Charles Scott wrote:

> Not exactly the kind of comments I'd expect from you. I didn't notice
> which band it was for this unit, but from 440 up the little mobile
> duplexers can be pretty small and work well for low-power applications.
> Also, why are you worried about shielding? I believe the radios in the
> repeater chassis have their own shielding, and what leakage would you
> expect from one of the small mobile duplexers? Considering the possible
> problems that have been reported with the jumpers inside the case, it
> may have been an improvement!

Sorry, was in a horribly bad mood last night.  Big escalated issue at 
work.  Still going on, but now we're down to "Nate will work all weekend 
to make sure the problem is fixed." instead of conference calls with 
angry C-Level execs.

(I wouldn't mind so much if I hadn't audited these configurations and 
then someone copied the wrong one to all of the production systems 
instead.  Sigh.  40,000 phone lines worth of teleconferencing equipment 
misbehaving all over the country is not a good way to spend three days, 
in case anyone's thinking about a career in telecom technical support. 
It's also a great way to miss participating in Field Day, for the most 
part.  Sigh.  Oh well, I'll get a bunch of OT, and maybe that'll pay for 
an ID-1.  GRIN!  There's always a silver lining, right?  Heh heh.)

I shouldn't have hit "send" on that one.  But since we're here, I'll be 
nicer... and explain better...

> Don't know what you have against the smaller mobile duplexers, but I've
> used them in a number of applications and they work just fine--good
> rejection (for these power levels), not much more loss that a full sized
> duplexer, and certainly no leakage. They just don't handle much power.

Real shielding using grounding strips, etc... between sections is what a 
real repeater (GE) has.  Or individual RF shielded boxes for each 
section if they're on the same board (Moto).

  These "mobile in a box" repeaters are problematic at high RF 
(commercial) sites.  They're "okay" but it sure would be nice if Icom 
would spend an additional $100 on sheet metal work to block the two 
sides from each other.

As far as the mobile duplexer... I guess they're "okay", I just don't 
build with them.  1/4 wave on UHF just isn't that physically big, and 
fits fine in most cabinets.

VHF, is a pain, and most mobile duplexers won't handle our 600 KHz 
typical (now California is doing 400 KHz) splits very well.

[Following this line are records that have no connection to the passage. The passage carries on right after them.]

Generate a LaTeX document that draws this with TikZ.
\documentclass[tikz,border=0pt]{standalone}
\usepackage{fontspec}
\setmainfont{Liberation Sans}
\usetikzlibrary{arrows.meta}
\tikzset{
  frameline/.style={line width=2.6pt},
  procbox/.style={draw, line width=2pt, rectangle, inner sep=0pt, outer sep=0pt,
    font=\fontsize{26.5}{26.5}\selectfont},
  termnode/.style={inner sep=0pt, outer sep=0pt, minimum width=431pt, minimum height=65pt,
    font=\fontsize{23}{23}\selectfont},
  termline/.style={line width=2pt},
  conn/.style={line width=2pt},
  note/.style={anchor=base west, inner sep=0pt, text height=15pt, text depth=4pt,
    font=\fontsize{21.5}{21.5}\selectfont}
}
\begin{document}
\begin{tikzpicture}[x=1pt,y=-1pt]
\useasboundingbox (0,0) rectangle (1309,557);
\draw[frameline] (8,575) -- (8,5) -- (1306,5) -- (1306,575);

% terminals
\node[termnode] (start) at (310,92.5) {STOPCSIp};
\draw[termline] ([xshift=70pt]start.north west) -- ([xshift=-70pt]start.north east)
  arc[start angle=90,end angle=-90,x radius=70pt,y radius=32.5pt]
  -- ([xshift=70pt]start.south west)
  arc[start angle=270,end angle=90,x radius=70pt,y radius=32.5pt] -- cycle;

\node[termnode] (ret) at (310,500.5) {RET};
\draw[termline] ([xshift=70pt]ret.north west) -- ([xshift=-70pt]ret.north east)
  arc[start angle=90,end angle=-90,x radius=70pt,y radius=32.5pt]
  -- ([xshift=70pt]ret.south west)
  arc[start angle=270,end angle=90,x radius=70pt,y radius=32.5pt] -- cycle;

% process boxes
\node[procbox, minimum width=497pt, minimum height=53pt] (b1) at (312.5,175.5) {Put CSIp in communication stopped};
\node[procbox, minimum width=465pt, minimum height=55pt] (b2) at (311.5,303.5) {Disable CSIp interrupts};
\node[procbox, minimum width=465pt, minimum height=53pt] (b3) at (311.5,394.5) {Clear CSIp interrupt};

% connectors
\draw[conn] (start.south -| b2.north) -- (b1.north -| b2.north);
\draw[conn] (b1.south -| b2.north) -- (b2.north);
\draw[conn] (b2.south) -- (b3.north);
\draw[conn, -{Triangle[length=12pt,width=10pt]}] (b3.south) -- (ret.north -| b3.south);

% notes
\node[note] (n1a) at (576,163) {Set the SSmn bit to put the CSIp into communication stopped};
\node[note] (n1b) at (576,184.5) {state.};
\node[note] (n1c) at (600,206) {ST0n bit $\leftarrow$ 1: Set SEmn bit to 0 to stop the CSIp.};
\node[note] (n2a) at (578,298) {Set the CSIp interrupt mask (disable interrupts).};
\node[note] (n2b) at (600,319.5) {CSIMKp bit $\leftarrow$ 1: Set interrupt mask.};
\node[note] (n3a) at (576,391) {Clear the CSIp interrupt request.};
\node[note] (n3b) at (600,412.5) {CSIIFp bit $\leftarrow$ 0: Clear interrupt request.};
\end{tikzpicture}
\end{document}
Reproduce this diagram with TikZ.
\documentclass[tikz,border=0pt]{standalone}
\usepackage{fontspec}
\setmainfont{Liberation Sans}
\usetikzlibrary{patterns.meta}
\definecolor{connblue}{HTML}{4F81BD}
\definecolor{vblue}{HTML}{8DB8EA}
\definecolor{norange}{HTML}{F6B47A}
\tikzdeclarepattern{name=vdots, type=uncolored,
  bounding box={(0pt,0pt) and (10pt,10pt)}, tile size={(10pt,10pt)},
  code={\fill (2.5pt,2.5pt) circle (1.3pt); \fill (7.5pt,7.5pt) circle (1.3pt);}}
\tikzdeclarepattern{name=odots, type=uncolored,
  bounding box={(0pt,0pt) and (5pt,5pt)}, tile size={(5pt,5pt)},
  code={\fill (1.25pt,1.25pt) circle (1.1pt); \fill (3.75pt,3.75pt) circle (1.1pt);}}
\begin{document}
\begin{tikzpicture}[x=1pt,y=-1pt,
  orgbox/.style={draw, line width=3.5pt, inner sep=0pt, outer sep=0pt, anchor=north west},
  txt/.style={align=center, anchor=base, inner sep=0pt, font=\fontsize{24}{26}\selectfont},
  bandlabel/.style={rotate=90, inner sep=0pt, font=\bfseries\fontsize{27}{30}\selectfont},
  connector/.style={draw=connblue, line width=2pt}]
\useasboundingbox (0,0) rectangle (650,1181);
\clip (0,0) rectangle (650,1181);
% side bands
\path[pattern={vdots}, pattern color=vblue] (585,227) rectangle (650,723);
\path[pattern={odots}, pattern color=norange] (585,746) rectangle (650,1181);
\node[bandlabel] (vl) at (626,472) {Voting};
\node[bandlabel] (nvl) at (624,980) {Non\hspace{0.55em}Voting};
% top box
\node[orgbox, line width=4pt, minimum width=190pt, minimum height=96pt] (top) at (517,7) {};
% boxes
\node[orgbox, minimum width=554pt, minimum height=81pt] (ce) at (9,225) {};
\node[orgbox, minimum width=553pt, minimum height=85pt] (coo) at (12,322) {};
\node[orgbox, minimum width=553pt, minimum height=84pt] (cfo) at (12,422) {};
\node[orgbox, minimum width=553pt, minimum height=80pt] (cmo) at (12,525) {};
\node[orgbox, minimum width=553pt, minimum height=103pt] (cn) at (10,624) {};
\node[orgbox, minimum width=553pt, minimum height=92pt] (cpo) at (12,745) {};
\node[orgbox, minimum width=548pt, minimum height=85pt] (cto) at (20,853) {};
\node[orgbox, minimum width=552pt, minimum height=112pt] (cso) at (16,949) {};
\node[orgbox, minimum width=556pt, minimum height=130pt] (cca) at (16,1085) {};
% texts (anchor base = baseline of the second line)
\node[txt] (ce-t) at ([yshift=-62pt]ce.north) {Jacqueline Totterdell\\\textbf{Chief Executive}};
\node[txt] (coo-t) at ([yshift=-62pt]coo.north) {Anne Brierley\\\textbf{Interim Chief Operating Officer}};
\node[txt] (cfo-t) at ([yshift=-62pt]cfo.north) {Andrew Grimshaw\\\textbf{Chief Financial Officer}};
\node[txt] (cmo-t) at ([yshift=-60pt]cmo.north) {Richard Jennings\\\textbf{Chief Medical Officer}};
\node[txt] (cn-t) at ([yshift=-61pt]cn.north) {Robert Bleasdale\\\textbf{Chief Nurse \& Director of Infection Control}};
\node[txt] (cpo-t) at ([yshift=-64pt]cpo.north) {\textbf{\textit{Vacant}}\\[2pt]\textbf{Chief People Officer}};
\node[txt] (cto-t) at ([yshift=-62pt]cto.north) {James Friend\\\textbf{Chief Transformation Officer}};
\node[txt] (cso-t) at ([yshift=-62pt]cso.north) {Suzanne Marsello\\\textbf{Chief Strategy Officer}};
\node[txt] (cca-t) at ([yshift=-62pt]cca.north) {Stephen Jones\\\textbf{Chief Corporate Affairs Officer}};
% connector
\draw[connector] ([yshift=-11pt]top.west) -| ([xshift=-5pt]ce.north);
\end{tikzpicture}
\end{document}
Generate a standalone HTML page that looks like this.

> Sorry, Nate, just don't see a real problem with this on the surface as
> long as it was physically well done.

Understand.

It's just MUCH easier to "over-do-it" a bit on the duplexer and cabling, 
etc.

Plus... all these reports that cruddy cabling may have been used 
internally really chaps me badly for a box that costs $2000 or more U.S. 
-- these things should be brick you-know-what-houses for that price.

How much margin in Costs of Goods Sold (COGS) is there, in packaging two 
$500 mobiles in a metal box?  A lot.  Not including R&D, there's 
probably at least $1000 profit in these boxes.  (Because the mobiles 
don't cost Icom $500/ea to put in there, anyway.)

I very much looking forward to seeing the rumored "other" repeaters that 
people are working on.

Keeping one of these things alive on a high-mountain site complete with 
trips to investigate problems is a $100 round-trip issue every time it 
happens at today's fuel costs.

While this might argue that it's a good idea to replace these cables, 
etc... now... when it's "cheap"... it bugs me to no end that Icom isn't 
just upgrading them in later "versions" of the repeater.

Adding proper TX to RX shielding (a metal wall between the two rigs with 
fingerstock on top, as a bare minimum?) etc, is too easy to ignore. 
It's a bolt-in fix that can't cost more than $15/repeater, including 
"development" costs to pay an engineer to draw it on a CAD program.

Others will eventually fill the void Icom has in their repeater 
engineering skill-set...

I was just grumpy that someone stuffed a mobile duplexer inside too... 
in a box that already has reported leakage, and other problems.

Think RF can't get through that 4" hole where the fan is, for example?

That's not "shielded".

The repeater "RF packaging" is a joke.  It'll get better.

Either Icom will step up, or someone will knock them off the perch, but 
it'll get better... I'll hold out hope for that, anyway.